The researchers say their macabre experiments support the hotly debated
idea that human hands evolved not only for manual dexterity, but also
for fistfights.
However, some scientists vehemently argue that the new research does little to support this notion.
David Carrier, a comparative biomechanist at the University of Utah,
and his colleagues have controversially suggested that fist fighting
might have helped to drive the evolution of not only the human hand, but also the human face and the human propensity to walk upright.
Humans possess shorter palms and fingers, as well as longer, stronger
and more flexible thumbs, than their ape relatives. Scientists have long
thought that these features evolved to help give humans the manual dexterity to make and use tools. [The 7 Biggest Mysteries of the Human Body]
Cadaver arms
Carrier and his colleagues argue that human hands also evolved to act
as effective clubs. To seek more evidence for this idea, they
experimented with nine human male cadaver arms purchased from the
University of Utah's body donor program and from a private supply
company. The arms were not embalmed, and were kept frozen until they
were tested.
The researchers first tied fishing lines to tendons inside the arms.

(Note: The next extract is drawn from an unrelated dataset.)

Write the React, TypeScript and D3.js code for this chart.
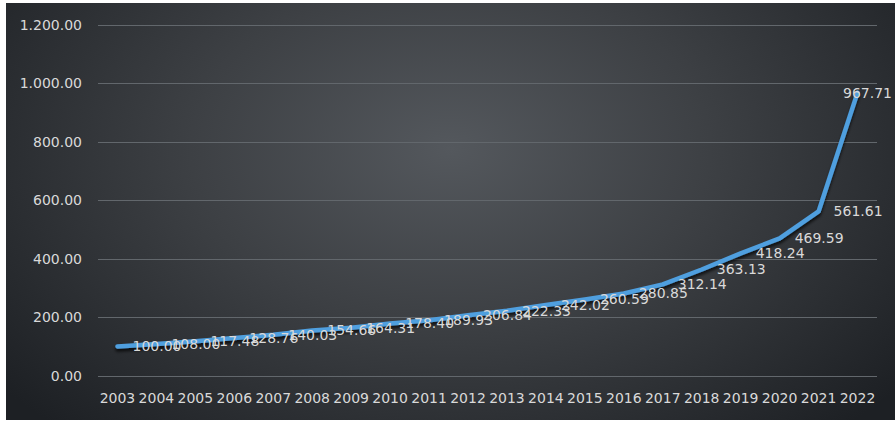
import React, { useEffect, useRef } from "react";
import * as d3 from "d3";

const years = ["2003","2004","2005","2006","2007","2008","2009","2010","2011","2012","2013","2014","2015","2016","2017","2018","2019","2020","2021","2022"];
const values = [100.0,108.0,117.48,128.76,140.03,154.66,164.31,178.4,189.93,206.84,222.33,242.02,260.59,280.85,312.14,363.13,418.24,469.59,561.61,967.71];
const yTicks = [0,200,400,600,800,1000,1200];

const W = 895, H = 422;
const fmt = (v: number) => {
  const s = v.toFixed(2);
  const [i, d] = s.split(".");
  return i.replace(/\B(?=(\d{3})+(?!\d))/g, ".") + "." + d;
};

export default function App() {
  const ref = useRef<SVGSVGElement>(null);
  useEffect(() => {
    const svg = d3.select(ref.current);
    svg.selectAll("*").remove();
    const defs = svg.append("defs");
    const grad = defs.append("radialGradient").attr("id", "bg").attr("cx", "50%").attr("cy", "35%").attr("r", "65%")
      .attr("gradientTransform", "translate(0.5,0.35) scale(1,1.4) translate(-0.5,-0.35)");
    grad.append("stop").attr("offset", "0%").attr("stop-color", "#54585d");
    grad.append("stop").attr("offset", "45%").attr("stop-color", "#3d4044");
    grad.append("stop").attr("offset", "100%").attr("stop-color", "#1d2024");
    const sh = defs.append("filter").attr("id", "sh").attr("x", "-10%").attr("y", "-10%").attr("width", "120%").attr("height", "130%");
    sh.append("feDropShadow").attr("dx", 0).attr("dy", 3).attr("stdDeviation", 1.5).attr("flood-color", "#000").attr("flood-opacity", 0.7);

    svg.append("rect").attr("x", 0).attr("y", 0).attr("width", W).attr("height", H).attr("fill", "#fff");
    svg.append("rect").attr("x", 6).attr("y", 3).attr("width", W - 6).attr("height", 417).attr("fill", "url(#bg)");

    const x = d3.scaleBand().domain(years).range([98, 877]);
    const y = d3.scaleLinear().domain([0, 1200]).range([375.7, 24.7]);
    const font = "'DejaVu Sans', sans-serif";

    const g = svg.append("g");
    g.selectAll("line.grid").data(yTicks).join("line")
      .attr("x1", 98).attr("x2", 877)
      .attr("y1", d => Math.round(y(d)) + 0.5).attr("y2", d => Math.round(y(d)) + 0.5)
      .attr("stroke", "#62676c").attr("stroke-width", 1);

    g.selectAll("text.yl").data(yTicks).join("text")
      .attr("x", 82).attr("y", d => y(d)).attr("dy", "0.35em")
      .attr("text-anchor", "end").attr("fill", "#d9d9d9")
      .attr("font-family", font).attr("font-size", 14)
      .text(d => fmt(d));

    g.selectAll("text.xl").data(years).join("text")
      .attr("x", d => x(d)! + x.bandwidth() / 2).attr("y", 398).attr("dy", "0.35em")
      .attr("text-anchor", "middle").attr("fill", "#d9d9d9")
      .attr("font-family", font).attr("font-size", 14)
      .text(d => d);

    const line = d3.line<number>()
      .x((_, i) => x(years[i])! + x.bandwidth() / 2)
      .y(d => y(d));
    g.append("path").datum(values).attr("d", line)
      .attr("fill", "none").attr("stroke", "#4f9fdf").attr("stroke-width", 4.5)
      .attr("stroke-linejoin", "round").attr("stroke-linecap", "round")
      .attr("filter", "url(#sh)");

    g.selectAll("text.dl").data(values).join("text")
      .attr("x", (d, i) => Math.min(x(years[i])! + x.bandwidth() / 2 + 15, 843))
      .attr("y", d => y(d)).attr("dy", "0.35em")
      .attr("text-anchor", "start").attr("fill", "#d9d9d9")
      .attr("font-family", font).attr("font-size", 14)
      .text(d => fmt(d));
  }, []);
  return (
    <svg ref={ref} width={W} height={H} style={{ position: "absolute", left: 0, top: 0 }} />
  );
}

Then, they secured these lines to guitar-tuner knobs that helped apply
tension to the tendons in order to hold them open for slaps, weakly
clench them into "unbuttressed" fists or strongly curl them into
"buttressed" fists.
Sensors that measured the amount of strain experienced by the bones
were then glued directly onto the metacarpals, or palm bones. "The
metacarpal bones are the bones of the hand that break most frequently
when people fight," Carrier told Live Science.
"It is easy to be distracted by the macabre nature of this experiment,"
Carrier said. However, the experiments required the scientists to
attach sensors directly onto the bones — a procedure too invasive to
attempt on live people, he said.
Then, the researchers mounted the arms on a pendulum and swung them at padded dumbbell weights rigged with sensors.
"Each one of these hands took about a week of work," Carrier said in a
statement. "First, we had to dissect it to expose the muscles; apply one
or more strain gauges; and then attach the lines to all the tendons so
you can control the position of the wrist, thumb and fingers to create a
buttressed fist, unbuttressed fist or open-palm posture. Everything had
to be lined up just right — all the joints, tension in muscles, the
orientation of bones."
After hundreds of punches and slaps using eight arms — one was too
arthritic — the data revealed that humans can safely strike with 55
percent more force with a buttressed fist than with an unbuttressed
fist, and with twice as much force with a buttressed fist than with an
open-hand slap.
These findings suggest that fists can protect hand bones from injuries
and fractures by reducing the level of strain during striking, the
researchers said in a write-up of their research published online Oct.
21 in the Journal of Experimental Biology.
Fighting the finding
The researchers suggested that the shape of human hands evolved to both
improve manual dexterity and make it possible to use fists as clubs
during fights. However, they emphasized that these reasons are not the
only factors that might have shaped the evolution of the human hand. For
instance, evolution favored lengthening the big toe and shortening
other toes so that humans could run more easily, and the same genes
likely influenced hand proportions as well, they said.
Still, not everyone was convinced by these experiments.
"This is a perfect example for how to not use bone-strain data,"
Brigitte Demes, a functional morphologist at Stony Brook University in
New York who did not take part in this research, told Live Science.
"Strain magnitudes in a bone cannot really tell you what kind of loads
and behaviors a bone is adapted for."
Demes noted that the magnitude of strain that bones undergo in live
people during locomotion or chewing "var[ies] greatly between bones and
even within bones that are supposedly well adapted to resist high forces
associated with these activities," Demes said. "Using bone-strain
levels for reconstructing the evolution of complex traits is outright
absurd," she added.
Although not all scientists agree on the implications of the findings,
Carrier defended the experiment, saying it could provide a window into
human evolution and behavior.
"I think a lot of the criticisms we get come from a fear that any evidence of aggressive behavior having
been important in our evolution somehow provides a kind of
justification for bad behavior," Carrier said. "Rather than justifying
aggression, an improved understanding of who we are, of human nature, should help us prevent violence of all kinds in the future."